Is Omega 3 Demand Killing Antarctic Life

Is Omega 3 Demand Killing Antarctic Life

Omega Oil Supplements are some of the most popular today found on the shelves of health food stores. Full of omega three and omega six, these oils are no longer looked at as fats to avoid, as we have realized oils have a pivotal role in health is in regulating inflammatory responses and cell membrane function. We now know we need these good oils in our diets to be healthy!

While there are plant-based sources, much of the supplementation you will find on the shelves is in the form of fish oil, with one million tons being produced every year from fish such as cod, sardine and more recently the new favorite of the health industry is krill oil.

Over the last five years, the annual krill catch has jumped from just more than 100,000 tons to several million tons per year because with new technologies they can literally vacuum them up from the Antarctic Ocean at unprecedented rates.

Krill is a tiny crustacean, like a shrimp, and it forms part of the plankton level in our oceans. It can be hard to get emotionally moved to save such an “unlovable” species — but its survival is imperative to the survival of the entire ecosystem of the Southern Ocean. As a keystone species at the bottom of the food chain, huge numbers of other Antarctic species — whether they eat krill or not — are directly or indirectly affected by how abundant krill are.

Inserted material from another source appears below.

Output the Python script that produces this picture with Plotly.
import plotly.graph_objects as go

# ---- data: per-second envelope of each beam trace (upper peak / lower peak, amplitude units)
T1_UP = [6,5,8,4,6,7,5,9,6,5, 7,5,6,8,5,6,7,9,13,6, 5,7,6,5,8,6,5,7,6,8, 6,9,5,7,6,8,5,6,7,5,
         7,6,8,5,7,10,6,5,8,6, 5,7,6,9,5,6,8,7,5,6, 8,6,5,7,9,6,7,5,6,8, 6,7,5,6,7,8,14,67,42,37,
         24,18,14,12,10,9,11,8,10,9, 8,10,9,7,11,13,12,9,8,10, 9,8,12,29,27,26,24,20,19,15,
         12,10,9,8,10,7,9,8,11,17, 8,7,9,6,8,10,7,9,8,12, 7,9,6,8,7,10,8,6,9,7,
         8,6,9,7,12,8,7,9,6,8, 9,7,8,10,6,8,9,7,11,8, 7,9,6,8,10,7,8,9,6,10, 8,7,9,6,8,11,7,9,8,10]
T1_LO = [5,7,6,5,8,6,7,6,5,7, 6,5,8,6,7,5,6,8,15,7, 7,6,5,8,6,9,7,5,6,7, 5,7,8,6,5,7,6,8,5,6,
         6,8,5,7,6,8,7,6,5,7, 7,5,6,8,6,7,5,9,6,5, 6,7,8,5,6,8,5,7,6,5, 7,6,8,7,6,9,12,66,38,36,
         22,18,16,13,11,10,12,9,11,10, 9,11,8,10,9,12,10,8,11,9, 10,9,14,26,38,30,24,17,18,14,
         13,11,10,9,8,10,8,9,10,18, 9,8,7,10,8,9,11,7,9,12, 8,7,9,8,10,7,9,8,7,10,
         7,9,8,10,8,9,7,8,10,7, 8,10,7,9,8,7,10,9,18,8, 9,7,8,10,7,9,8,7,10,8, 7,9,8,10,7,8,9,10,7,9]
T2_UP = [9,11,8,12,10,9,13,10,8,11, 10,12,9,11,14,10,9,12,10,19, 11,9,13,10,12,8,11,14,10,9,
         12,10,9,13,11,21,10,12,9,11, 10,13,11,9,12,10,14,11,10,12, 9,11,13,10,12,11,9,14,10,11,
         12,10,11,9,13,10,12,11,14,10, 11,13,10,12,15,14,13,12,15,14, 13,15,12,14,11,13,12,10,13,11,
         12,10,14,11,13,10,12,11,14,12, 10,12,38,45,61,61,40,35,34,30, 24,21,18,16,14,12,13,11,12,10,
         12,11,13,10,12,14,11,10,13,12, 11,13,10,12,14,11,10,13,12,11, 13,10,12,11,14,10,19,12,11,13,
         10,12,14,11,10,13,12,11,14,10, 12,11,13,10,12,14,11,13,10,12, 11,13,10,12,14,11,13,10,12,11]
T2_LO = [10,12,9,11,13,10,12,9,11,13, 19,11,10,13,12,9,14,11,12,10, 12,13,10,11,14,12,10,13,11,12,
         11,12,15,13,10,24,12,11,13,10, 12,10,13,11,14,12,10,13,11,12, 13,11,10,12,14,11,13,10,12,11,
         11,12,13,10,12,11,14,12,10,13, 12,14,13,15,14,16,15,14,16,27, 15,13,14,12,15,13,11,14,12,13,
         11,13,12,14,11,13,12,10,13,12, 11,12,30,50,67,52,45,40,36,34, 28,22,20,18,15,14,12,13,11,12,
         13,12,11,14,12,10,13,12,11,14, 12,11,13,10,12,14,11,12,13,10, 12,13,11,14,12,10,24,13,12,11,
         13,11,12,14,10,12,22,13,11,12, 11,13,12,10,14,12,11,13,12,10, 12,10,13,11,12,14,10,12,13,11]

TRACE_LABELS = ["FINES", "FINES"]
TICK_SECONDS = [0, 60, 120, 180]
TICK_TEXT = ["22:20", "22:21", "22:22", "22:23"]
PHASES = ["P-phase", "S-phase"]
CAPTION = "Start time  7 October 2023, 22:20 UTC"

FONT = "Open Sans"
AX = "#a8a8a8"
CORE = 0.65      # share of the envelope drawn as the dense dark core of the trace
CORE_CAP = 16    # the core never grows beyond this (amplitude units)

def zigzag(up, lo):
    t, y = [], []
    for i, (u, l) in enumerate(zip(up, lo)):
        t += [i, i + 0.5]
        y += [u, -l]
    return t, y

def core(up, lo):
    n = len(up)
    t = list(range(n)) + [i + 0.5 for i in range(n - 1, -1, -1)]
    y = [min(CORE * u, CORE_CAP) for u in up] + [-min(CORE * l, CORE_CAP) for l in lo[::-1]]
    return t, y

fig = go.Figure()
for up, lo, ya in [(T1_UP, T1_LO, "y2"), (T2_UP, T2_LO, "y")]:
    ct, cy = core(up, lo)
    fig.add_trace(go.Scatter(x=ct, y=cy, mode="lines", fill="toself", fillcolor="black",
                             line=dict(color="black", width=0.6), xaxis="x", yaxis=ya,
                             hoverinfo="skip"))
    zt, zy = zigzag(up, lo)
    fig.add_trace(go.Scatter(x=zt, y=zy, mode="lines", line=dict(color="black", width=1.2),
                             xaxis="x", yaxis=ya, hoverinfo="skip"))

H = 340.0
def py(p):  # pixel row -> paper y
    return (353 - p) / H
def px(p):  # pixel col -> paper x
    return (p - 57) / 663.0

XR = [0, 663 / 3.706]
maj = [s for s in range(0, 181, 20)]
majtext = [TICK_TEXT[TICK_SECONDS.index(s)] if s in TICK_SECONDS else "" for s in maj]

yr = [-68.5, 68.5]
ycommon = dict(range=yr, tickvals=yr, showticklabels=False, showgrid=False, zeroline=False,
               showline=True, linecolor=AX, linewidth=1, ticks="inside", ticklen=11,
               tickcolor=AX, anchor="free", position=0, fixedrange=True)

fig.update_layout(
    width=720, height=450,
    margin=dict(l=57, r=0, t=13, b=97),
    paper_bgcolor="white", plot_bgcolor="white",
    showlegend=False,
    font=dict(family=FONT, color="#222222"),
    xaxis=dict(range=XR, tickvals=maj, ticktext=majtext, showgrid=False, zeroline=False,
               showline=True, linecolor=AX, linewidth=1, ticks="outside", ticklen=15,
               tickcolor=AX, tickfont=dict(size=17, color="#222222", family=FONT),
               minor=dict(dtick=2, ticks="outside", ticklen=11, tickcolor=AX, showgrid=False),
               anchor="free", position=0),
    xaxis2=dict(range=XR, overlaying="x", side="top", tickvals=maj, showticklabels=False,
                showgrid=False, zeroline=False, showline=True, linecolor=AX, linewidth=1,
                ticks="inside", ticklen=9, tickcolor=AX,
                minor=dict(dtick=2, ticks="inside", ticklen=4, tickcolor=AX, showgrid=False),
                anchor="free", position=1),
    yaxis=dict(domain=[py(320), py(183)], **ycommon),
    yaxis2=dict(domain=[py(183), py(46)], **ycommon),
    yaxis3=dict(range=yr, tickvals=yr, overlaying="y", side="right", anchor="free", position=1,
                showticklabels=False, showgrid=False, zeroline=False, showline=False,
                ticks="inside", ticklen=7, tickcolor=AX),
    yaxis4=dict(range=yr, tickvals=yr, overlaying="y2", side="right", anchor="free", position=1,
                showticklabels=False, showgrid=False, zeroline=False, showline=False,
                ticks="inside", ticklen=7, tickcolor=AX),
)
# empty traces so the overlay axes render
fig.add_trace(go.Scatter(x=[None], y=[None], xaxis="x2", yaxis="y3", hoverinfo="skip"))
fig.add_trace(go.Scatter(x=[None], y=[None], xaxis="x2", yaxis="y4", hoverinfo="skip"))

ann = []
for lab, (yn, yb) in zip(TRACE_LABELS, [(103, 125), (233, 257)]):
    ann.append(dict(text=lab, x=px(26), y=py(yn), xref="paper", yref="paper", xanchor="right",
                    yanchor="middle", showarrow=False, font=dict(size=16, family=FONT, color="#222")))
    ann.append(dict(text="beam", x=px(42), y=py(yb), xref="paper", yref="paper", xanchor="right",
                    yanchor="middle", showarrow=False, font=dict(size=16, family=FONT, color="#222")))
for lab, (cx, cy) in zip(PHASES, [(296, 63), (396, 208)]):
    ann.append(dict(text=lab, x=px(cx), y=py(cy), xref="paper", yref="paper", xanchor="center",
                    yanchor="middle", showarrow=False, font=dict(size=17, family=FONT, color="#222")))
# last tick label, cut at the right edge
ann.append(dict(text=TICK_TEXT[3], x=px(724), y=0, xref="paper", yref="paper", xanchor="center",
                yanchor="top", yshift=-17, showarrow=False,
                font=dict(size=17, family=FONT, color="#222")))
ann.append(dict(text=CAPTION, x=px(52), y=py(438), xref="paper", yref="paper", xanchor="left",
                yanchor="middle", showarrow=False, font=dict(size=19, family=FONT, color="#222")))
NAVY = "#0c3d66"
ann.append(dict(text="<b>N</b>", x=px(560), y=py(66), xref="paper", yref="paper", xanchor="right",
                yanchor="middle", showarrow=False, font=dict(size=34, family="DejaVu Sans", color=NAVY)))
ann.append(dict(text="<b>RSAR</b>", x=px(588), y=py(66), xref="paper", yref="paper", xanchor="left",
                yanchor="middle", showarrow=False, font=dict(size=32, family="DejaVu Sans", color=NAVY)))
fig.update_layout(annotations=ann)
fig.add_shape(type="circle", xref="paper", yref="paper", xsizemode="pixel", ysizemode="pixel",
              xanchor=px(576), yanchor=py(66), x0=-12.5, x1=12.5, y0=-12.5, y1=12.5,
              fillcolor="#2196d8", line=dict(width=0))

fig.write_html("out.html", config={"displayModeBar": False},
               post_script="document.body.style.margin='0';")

The Southern Ocean mammals and seabirds that many more people can connect with and do want to protect, who are directly relying on krill for food include whales, seals, albatross, and penguins. If we overfish krill, we put them at risk too. It is a very serious question you need to ask yourself next time you are popping your krill oil supplement; is it worth risking the seals for? Is it worth risking the penguins and whales for?

Even though many health companies do attempt to make sure they obtain the krill in from “sustainable” companies, the existing data on krill abundance, reproduction, and population variables are limited as it is a relatively new industry. And, unfortunately, when we look at other fisheries that do have historical data to work with, the consistent trend is still overfishing to the point of near or total collapse of fishing stocks.

These Antarctic animals are already vulnerable to climate change as polar regions are suffering first and the fastest with temperatures rising 2.5 degrees Celsius in the last 50 years and sea ice cover rapidly dwindling around the Antarctic Peninsula. Adding extra pressure by fishing out ginormous amounts of the very basis of the food web is a seriously crazy move.